[Exercise task] From the listing below, copy word for word every line starting at the one that includes "Rebuild this chart" and ending at the one that includes "ax.set_axisbelow(True)"; the pictures are omitted.

=== Entries ===

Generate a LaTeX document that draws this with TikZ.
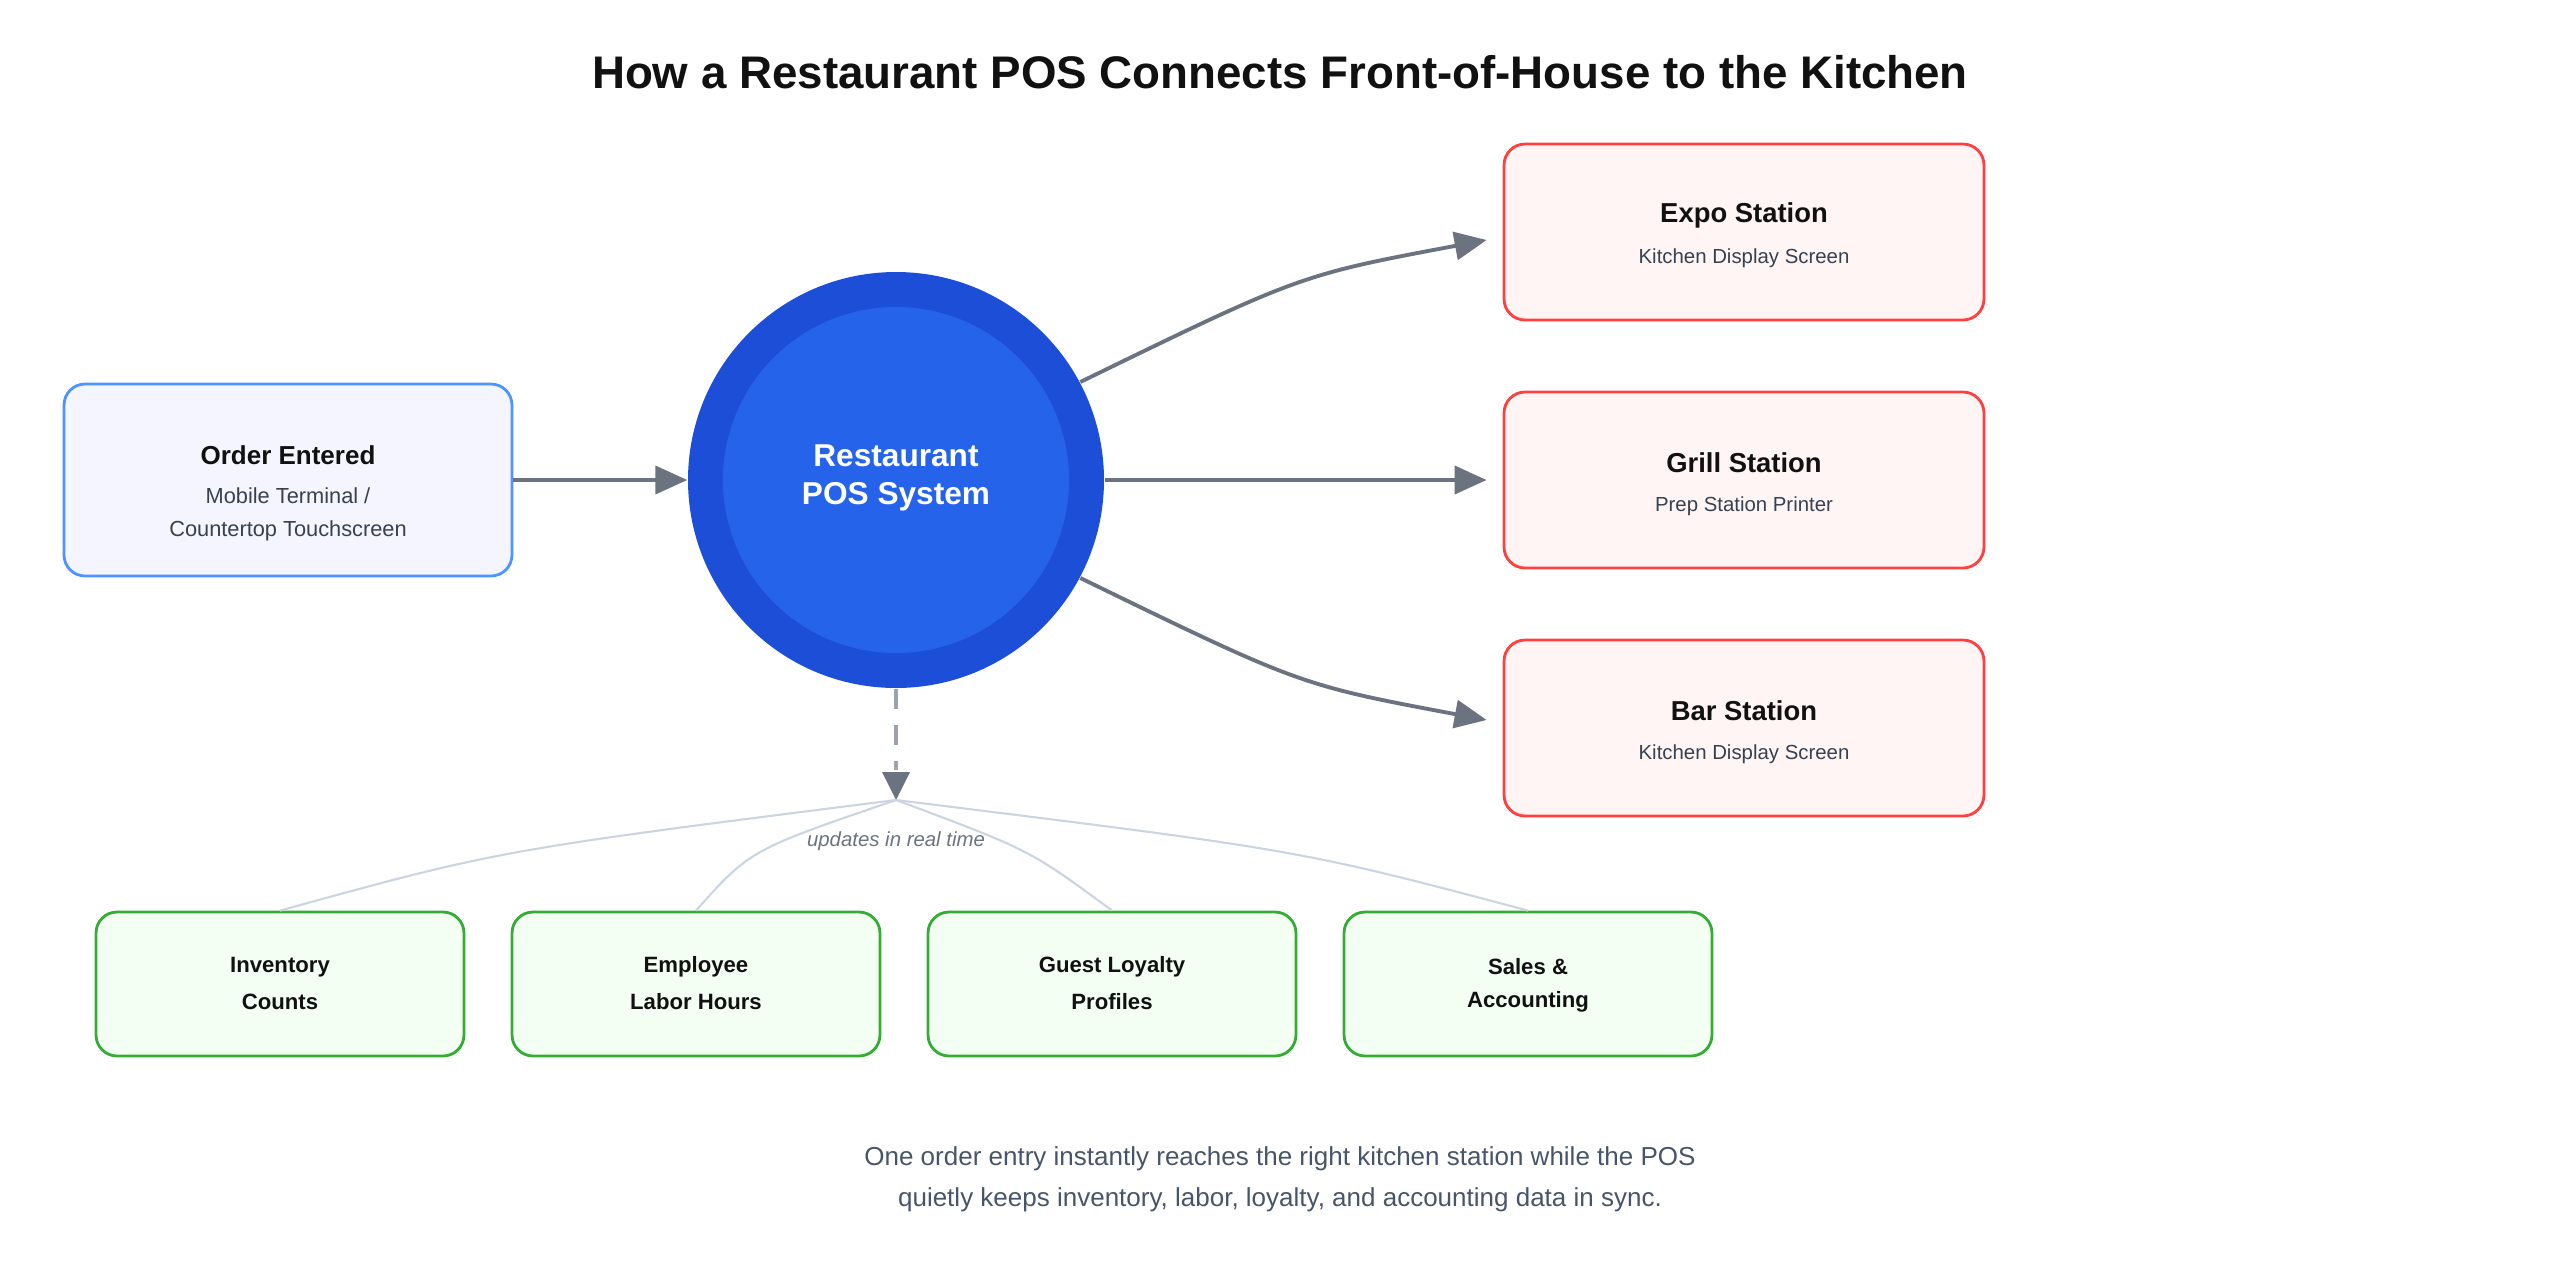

===
=== Entries ===

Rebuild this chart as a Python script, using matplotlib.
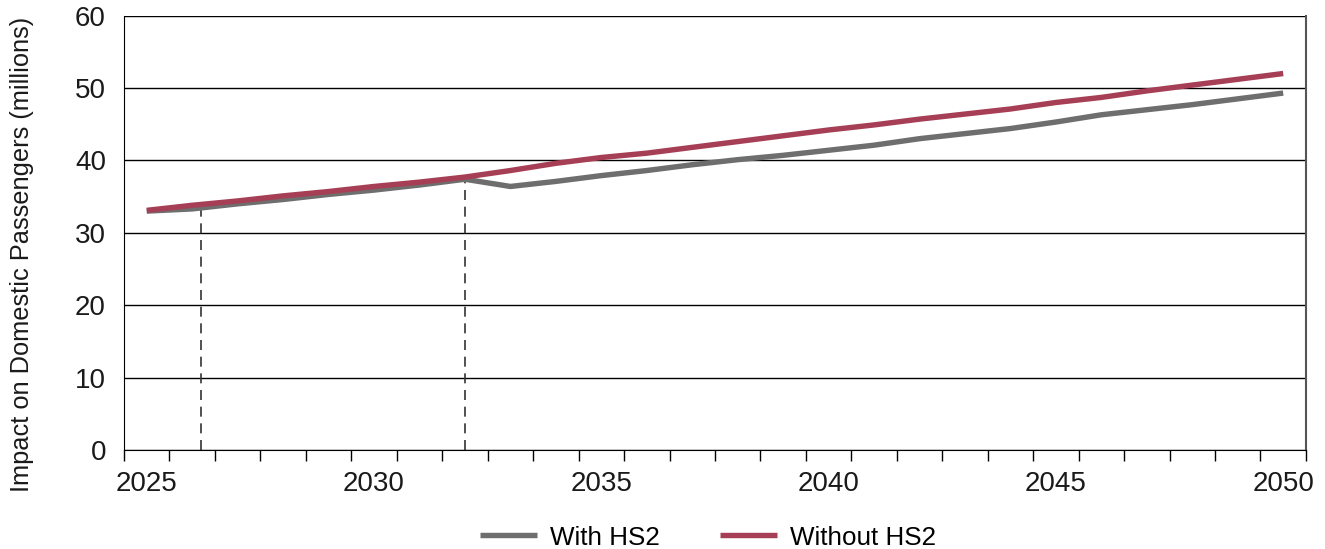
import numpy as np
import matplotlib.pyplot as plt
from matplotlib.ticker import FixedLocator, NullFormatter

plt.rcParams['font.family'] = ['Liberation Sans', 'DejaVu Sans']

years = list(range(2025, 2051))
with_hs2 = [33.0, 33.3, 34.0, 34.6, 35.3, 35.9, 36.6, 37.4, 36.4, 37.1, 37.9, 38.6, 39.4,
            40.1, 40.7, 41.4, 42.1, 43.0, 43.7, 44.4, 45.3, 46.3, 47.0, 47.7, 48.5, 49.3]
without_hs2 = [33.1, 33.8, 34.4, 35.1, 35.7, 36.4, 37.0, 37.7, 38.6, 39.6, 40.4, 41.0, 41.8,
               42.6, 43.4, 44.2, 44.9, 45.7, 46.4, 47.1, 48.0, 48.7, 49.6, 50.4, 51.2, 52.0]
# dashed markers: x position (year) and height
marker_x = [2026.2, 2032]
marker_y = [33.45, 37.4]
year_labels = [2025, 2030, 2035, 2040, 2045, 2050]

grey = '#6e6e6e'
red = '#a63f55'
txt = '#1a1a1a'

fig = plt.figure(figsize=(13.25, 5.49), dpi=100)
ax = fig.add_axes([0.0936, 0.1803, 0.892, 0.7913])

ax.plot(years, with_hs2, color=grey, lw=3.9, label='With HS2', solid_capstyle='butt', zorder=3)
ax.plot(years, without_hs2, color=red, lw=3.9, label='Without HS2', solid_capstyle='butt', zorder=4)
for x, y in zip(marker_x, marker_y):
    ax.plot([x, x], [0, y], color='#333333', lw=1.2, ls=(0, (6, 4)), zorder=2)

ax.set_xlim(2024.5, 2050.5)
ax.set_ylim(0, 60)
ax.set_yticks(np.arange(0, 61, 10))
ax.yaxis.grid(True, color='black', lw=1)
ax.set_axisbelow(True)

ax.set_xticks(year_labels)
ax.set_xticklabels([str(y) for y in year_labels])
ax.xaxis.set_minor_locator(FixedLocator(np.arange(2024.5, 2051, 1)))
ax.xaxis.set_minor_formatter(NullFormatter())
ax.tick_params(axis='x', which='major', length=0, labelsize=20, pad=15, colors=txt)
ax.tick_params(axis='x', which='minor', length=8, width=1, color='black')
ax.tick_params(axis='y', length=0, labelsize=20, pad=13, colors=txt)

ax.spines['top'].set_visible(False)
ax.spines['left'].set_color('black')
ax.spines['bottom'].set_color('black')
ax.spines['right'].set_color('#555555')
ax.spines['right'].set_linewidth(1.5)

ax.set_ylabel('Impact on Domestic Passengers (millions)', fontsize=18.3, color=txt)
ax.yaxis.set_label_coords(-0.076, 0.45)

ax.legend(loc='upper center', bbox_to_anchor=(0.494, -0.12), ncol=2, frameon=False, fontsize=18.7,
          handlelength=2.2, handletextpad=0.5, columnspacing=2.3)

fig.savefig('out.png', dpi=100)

===

[Task result]
Rebuild this chart as a Python script, using matplotlib.
import numpy as np
import matplotlib.pyplot as plt
from matplotlib.ticker import FixedLocator, NullFormatter

plt.rcParams['font.family'] = ['Liberation Sans', 'DejaVu Sans']

years = list(range(2025, 2051))
with_hs2 = [33.0, 33.3, 34.0, 34.6, 35.3, 35.9, 36.6, 37.4, 36.4, 37.1, 37.9, 38.6, 39.4,
            40.1, 40.7, 41.4, 42.1, 43.0, 43.7, 44.4, 45.3, 46.3, 47.0, 47.7, 48.5, 49.3]
without_hs2 = [33.1, 33.8, 34.4, 35.1, 35.7, 36.4, 37.0, 37.7, 38.6, 39.6, 40.4, 41.0, 41.8,
               42.6, 43.4, 44.2, 44.9, 45.7, 46.4, 47.1, 48.0, 48.7, 49.6, 50.4, 51.2, 52.0]
# dashed markers: x position (year) and height
marker_x = [2026.2, 2032]
marker_y = [33.45, 37.4]
year_labels = [2025, 2030, 2035, 2040, 2045, 2050]

grey = '#6e6e6e'
red = '#a63f55'
txt = '#1a1a1a'

fig = plt.figure(figsize=(13.25, 5.49), dpi=100)
ax = fig.add_axes([0.0936, 0.1803, 0.892, 0.7913])

ax.plot(years, with_hs2, color=grey, lw=3.9, label='With HS2', solid_capstyle='butt', zorder=3)
ax.plot(years, without_hs2, color=red, lw=3.9, label='Without HS2', solid_capstyle='butt', zorder=4)
for x, y in zip(marker_x, marker_y):
    ax.plot([x, x], [0, y], color='#333333', lw=1.2, ls=(0, (6, 4)), zorder=2)

ax.set_xlim(2024.5, 2050.5)
ax.set_ylim(0, 60)
ax.set_yticks(np.arange(0, 61, 10))
ax.yaxis.grid(True, color='black', lw=1)
ax.set_axisbelow(True)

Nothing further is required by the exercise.